Please state how many lines in the records contain the string "that", with no words besides the number.

*Record extracts:*
━━━━━━━━━━
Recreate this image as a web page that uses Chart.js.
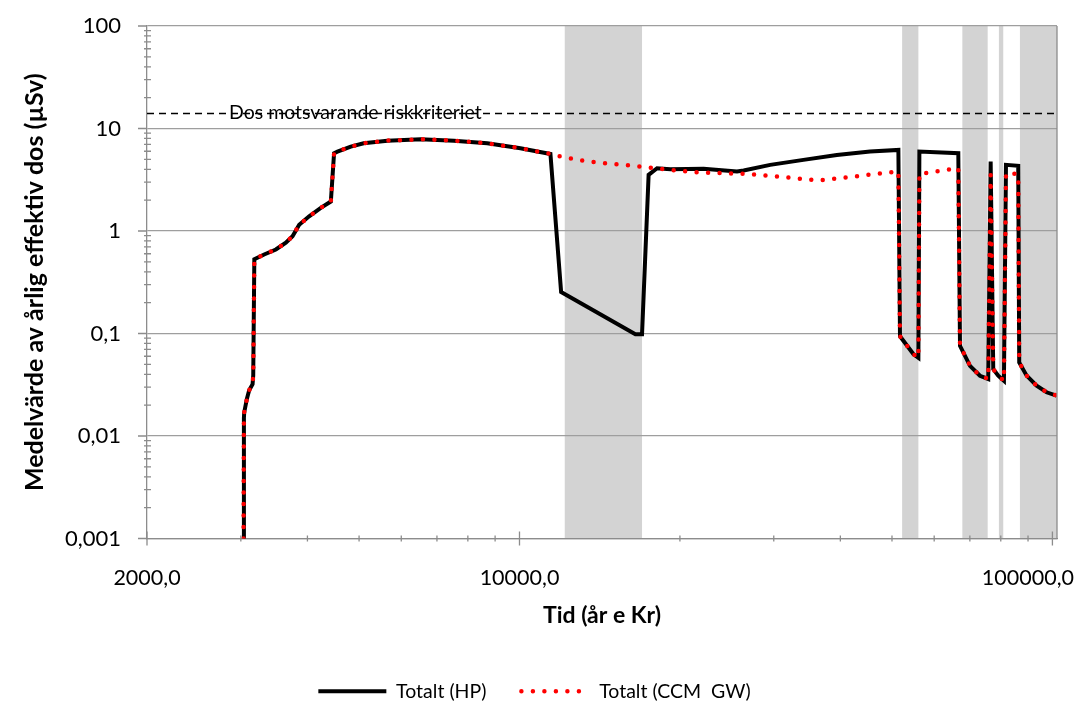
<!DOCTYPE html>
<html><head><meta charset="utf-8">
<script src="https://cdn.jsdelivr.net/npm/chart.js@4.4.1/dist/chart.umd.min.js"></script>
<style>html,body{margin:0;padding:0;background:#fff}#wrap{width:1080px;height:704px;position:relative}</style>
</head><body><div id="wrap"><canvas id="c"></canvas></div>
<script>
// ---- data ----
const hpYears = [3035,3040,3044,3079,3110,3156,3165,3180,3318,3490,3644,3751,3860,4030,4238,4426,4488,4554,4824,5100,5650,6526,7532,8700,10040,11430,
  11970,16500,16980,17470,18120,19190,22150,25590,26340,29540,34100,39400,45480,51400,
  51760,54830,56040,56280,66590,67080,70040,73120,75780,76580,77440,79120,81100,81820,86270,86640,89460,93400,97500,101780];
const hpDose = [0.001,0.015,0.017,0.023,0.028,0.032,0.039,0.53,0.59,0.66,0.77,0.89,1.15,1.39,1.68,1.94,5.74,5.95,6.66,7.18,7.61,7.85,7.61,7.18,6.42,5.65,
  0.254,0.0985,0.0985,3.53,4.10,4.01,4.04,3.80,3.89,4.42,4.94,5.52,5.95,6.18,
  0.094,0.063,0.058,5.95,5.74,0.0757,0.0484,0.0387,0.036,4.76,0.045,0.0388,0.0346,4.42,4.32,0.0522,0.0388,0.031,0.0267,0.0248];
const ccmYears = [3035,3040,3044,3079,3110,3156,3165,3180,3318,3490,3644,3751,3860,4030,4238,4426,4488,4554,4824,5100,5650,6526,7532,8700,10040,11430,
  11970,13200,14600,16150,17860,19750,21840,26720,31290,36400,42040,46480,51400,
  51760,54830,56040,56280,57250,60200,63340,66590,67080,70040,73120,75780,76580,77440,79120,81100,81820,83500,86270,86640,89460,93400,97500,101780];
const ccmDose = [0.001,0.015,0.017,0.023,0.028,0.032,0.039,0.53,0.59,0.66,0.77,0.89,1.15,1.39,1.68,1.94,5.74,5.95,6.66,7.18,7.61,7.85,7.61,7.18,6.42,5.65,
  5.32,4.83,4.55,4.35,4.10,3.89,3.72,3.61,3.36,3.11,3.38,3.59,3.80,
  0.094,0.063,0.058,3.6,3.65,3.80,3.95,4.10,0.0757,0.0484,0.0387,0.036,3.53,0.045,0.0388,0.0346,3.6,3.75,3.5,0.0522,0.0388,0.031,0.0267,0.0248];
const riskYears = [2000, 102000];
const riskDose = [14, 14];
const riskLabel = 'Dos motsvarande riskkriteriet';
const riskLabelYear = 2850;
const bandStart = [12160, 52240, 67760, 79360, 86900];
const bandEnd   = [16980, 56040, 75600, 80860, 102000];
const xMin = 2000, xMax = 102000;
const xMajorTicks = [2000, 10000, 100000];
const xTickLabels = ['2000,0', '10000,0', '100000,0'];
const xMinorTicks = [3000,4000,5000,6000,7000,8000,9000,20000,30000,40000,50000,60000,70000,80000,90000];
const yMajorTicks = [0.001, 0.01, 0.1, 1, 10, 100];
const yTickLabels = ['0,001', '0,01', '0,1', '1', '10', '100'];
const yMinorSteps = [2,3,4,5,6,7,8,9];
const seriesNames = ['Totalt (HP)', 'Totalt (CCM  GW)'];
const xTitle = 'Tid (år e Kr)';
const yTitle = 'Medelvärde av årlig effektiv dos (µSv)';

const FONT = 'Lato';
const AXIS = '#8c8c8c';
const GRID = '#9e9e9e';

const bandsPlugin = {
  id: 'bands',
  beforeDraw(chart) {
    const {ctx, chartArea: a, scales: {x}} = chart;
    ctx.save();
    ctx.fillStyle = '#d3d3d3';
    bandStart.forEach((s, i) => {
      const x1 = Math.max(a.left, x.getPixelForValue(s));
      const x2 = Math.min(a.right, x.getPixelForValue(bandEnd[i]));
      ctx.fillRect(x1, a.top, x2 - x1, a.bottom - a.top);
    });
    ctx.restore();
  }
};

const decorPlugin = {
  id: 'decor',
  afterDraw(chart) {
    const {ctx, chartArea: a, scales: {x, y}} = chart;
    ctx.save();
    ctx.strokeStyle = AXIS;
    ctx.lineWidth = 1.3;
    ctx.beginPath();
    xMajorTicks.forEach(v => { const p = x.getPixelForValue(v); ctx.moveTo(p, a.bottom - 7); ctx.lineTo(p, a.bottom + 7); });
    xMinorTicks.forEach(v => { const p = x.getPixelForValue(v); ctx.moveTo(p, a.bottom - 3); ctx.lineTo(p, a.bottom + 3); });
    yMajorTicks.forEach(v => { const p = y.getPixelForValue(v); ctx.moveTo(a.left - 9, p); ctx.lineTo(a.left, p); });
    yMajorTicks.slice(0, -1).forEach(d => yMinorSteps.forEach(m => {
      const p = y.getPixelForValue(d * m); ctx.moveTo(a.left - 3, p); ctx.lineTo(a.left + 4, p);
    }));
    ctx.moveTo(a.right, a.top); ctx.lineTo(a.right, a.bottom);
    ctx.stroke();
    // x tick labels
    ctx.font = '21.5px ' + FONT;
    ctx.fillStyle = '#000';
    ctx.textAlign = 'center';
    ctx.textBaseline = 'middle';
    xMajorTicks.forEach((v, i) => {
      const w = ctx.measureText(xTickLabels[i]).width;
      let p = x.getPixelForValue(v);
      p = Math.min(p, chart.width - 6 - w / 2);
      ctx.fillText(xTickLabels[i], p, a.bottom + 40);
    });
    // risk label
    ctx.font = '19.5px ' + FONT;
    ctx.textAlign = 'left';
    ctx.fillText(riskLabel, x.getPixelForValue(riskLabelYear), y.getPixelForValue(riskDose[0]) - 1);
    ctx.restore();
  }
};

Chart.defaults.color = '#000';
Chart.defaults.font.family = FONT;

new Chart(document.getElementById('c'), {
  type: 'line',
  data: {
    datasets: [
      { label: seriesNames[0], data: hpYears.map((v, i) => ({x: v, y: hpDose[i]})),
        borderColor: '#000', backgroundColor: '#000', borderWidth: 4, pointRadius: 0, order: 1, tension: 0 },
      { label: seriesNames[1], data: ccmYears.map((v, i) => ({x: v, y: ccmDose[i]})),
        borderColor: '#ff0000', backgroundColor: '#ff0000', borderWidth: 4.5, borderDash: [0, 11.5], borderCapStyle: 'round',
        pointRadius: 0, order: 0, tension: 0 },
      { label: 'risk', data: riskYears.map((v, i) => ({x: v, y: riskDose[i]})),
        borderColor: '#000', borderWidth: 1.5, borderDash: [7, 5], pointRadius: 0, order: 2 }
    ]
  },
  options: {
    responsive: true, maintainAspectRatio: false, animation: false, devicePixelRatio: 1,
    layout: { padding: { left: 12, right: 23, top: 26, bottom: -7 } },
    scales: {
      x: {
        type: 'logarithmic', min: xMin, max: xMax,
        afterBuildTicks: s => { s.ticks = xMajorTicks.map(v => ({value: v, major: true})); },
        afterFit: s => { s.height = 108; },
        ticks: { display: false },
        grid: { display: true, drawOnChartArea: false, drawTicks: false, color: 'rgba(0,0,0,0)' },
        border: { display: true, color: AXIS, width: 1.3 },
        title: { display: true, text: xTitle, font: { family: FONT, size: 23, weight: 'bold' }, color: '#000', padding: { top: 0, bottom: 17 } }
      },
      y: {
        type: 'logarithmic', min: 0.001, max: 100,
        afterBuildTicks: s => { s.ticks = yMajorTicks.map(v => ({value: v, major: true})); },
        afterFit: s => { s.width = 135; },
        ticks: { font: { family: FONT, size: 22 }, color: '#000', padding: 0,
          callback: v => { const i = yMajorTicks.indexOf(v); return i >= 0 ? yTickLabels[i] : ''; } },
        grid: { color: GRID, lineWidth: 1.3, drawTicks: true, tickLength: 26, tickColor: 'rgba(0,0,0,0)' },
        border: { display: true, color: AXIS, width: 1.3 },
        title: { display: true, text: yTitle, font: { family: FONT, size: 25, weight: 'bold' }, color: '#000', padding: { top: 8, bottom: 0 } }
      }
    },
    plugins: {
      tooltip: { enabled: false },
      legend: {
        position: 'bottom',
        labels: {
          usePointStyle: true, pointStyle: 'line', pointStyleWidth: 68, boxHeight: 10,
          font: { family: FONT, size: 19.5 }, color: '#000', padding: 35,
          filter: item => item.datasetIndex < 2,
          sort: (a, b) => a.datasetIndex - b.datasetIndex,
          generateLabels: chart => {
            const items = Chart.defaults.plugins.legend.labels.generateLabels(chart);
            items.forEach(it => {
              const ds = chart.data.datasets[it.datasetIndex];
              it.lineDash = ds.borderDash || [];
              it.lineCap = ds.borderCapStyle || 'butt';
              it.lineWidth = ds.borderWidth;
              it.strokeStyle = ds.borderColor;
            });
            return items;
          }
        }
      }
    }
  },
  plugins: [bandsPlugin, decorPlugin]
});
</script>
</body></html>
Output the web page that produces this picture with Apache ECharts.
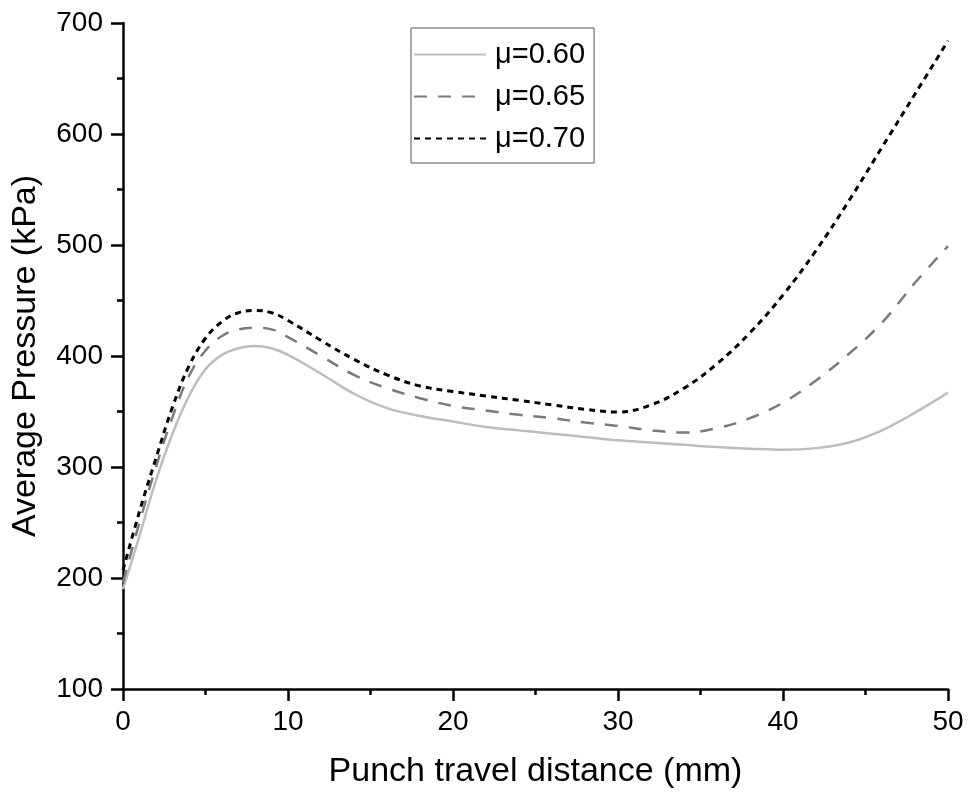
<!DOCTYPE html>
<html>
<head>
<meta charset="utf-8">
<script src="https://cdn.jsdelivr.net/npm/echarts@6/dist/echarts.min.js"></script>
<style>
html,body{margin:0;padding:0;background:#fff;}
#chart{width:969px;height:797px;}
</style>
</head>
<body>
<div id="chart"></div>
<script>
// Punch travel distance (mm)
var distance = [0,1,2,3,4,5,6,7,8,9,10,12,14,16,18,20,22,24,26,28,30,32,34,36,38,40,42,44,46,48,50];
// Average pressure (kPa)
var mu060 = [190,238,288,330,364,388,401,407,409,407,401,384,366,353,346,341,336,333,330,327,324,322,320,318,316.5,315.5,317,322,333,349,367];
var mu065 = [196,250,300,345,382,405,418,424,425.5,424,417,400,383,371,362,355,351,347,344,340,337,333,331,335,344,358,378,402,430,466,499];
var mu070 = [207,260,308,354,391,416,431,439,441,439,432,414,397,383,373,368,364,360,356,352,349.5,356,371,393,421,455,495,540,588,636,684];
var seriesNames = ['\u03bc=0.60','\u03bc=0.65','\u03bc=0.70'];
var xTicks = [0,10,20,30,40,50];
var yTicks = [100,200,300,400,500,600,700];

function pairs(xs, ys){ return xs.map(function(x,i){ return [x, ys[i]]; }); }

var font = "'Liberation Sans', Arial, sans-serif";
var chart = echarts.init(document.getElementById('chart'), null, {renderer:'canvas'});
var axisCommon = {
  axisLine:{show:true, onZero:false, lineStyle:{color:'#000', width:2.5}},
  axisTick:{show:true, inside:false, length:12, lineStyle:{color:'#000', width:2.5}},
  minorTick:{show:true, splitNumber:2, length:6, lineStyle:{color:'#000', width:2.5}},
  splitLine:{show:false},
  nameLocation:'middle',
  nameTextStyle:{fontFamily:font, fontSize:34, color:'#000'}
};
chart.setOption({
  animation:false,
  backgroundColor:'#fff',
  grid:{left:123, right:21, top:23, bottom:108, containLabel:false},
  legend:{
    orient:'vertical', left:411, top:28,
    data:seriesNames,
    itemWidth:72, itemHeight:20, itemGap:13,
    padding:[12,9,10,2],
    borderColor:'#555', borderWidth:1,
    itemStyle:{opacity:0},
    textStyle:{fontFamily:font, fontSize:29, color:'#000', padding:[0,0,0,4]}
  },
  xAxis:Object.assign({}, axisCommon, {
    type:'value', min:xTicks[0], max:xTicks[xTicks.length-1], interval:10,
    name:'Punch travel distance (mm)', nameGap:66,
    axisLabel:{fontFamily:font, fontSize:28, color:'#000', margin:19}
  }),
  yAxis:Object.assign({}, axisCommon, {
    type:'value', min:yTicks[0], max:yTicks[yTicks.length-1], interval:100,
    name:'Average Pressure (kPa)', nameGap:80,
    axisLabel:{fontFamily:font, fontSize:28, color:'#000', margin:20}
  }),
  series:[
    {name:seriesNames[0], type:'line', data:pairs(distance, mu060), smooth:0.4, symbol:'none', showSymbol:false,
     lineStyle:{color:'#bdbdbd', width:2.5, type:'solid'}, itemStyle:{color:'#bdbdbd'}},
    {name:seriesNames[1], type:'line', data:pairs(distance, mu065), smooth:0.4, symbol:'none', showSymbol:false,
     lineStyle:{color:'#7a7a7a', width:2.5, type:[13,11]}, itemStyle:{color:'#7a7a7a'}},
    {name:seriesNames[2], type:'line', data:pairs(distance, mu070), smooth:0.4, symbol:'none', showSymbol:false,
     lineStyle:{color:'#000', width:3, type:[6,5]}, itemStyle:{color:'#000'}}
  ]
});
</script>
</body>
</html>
━━━━━━━━━━
*Reply:*
2